August 09, 2025
Contributor
On July 19, 2025, Eritrean President Isaias Afwerki delivered yet another one of his long, ideologically freighted television interviews, part geopolitical treatise, part regional blame game, and all too familiar in its evasiveness. In a performance spanning nearly two hours on Eritrean State TV, President Isaias, now entering his 35th year as sole ruler of Eritrea, offered what he likely believes to be a masterclass in global political analysis. To the rest of us, it was another exercise in obfuscation, historical revisionism, and dangerous meddling in regional affairs.
If it were not so consequential, it might be comical: the head of one of the most closed, militarized, and economically stagnant nations on Earth positioning himself as the voice of moral clarity and regional stability.
The Global Order—A Mirror or a Diversion?
Isaias’s opening diagnosis of global power dynamics, a lament on the failure of the post-World War II international system and the erosion of U.S. hegemony, mirrors arguments made in academic journals and think tank reports. But there is a gaping contradiction: a man who has never allowed his own people a single vote in 34 years of independence now speaks of justice, equality, and fair global governance.
One cannot call for a “just international order” while running a country with no constitution, no independent judiciary, and one of the highest rates of youth exodus in the world. Eritrea, under Isaias, is the very embodiment of the authoritarianism and repression that have fueled much of the global south’s disillusionment with liberal internationalism.
His reflections on Africa’s economic stagnation, or resource dependency, weak manufacturing, brain drain are in many respects accurate. But again, Eritrea is among the worst examples. Its economy remains primitive, closed, and heavily militarized. International partnerships, aid, or even basic trade relations are nonexistent.

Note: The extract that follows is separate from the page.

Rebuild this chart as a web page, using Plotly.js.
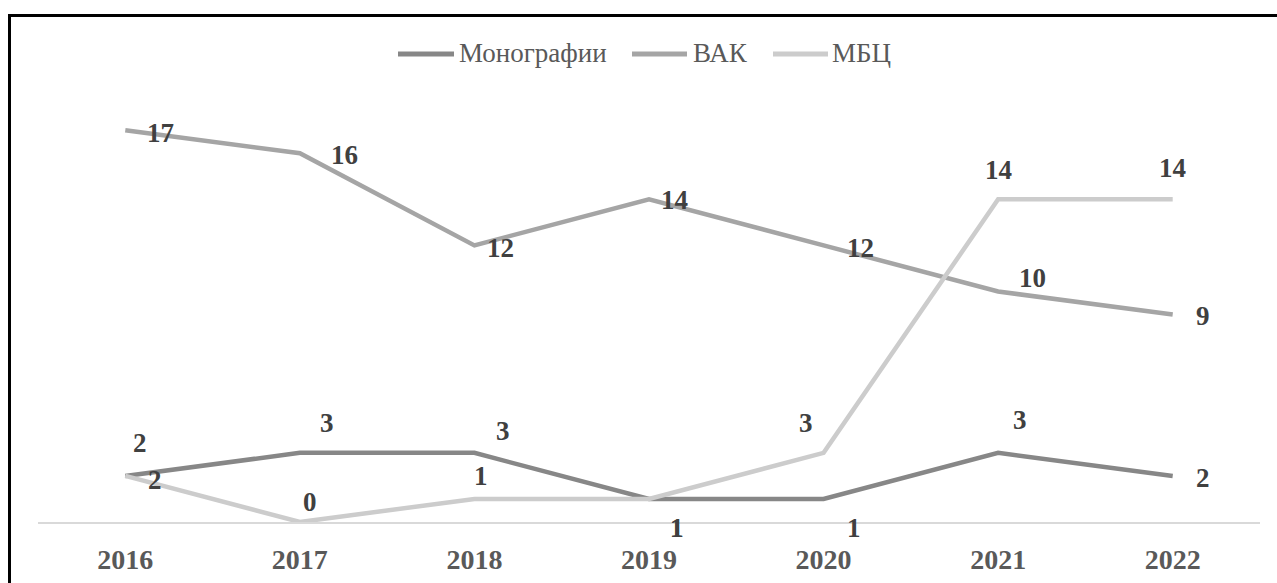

A Dangerous Obsession with the Internal Affairs of Countries in the Region
President Isaias spent a disproportionate amount of time speaking about Ethiopia, a neighboring country with whom Eritrea shares a complex, often volatile history. He accused others of warmongering. Yet the facts tell a different story. Eritrean troops, for instance, remain on Ethiopian soil long after the Pretoria Agreement. Eritrea has been credibly accused by independent observers of arming anti-government militias and fueling ethnic tensions not only in Ethiopia, but also in Sudan, interventions that go far beyond rhetorical posturing.
Isaias’s Own Legacy
One striking feature of the interview is what it does not contain. There is no mention of infrastructure development, no talk of educational reform or health care progress, no acknowledgment of the economic hardship endured by ordinary Eritreans. After 34 years of independence, there is little to show and even less to celebrate. No ports bustling with commerce. No technological leapfrogging. No democratic transition. Just the steady attrition of national potential under the weight of one man’s insecurities and strategic delusions. The Eritrean President seems more interested in shaping the narrative of other nations than addressing the glaring failures of his own.
What the Region Needs
The Horn of Africa is at a tipping point. It faces intersecting crises: mass migration, climate vulnerability, youth unemployment, and cross-border insurgencies. What it needs is regional cooperation, not ideological lectures. What it demands is mutual respect, not paranoia.
President Isaias’s interview reveals a deeply entrenched worldview, a mix of Cold War-era thinking, personalized grievance, and regional ambition. It is a worldview that may still resonate within the upper echelons of Eritrean leadership, but it is dangerously out of step with the needs of the region and the aspirations of its people.
If Eritrea is to be a partner in peace and development, its leadership must re-engage with its neighbors on the basis of transparency and trust. Until then, the Horn of Africa will remain hostage to the paranoid strategies of a man who mistakes monologue for diplomacy and power for wisdom.
Kayen Dawit is a researcher on the politics and governance of the Horn of Africa (HoA).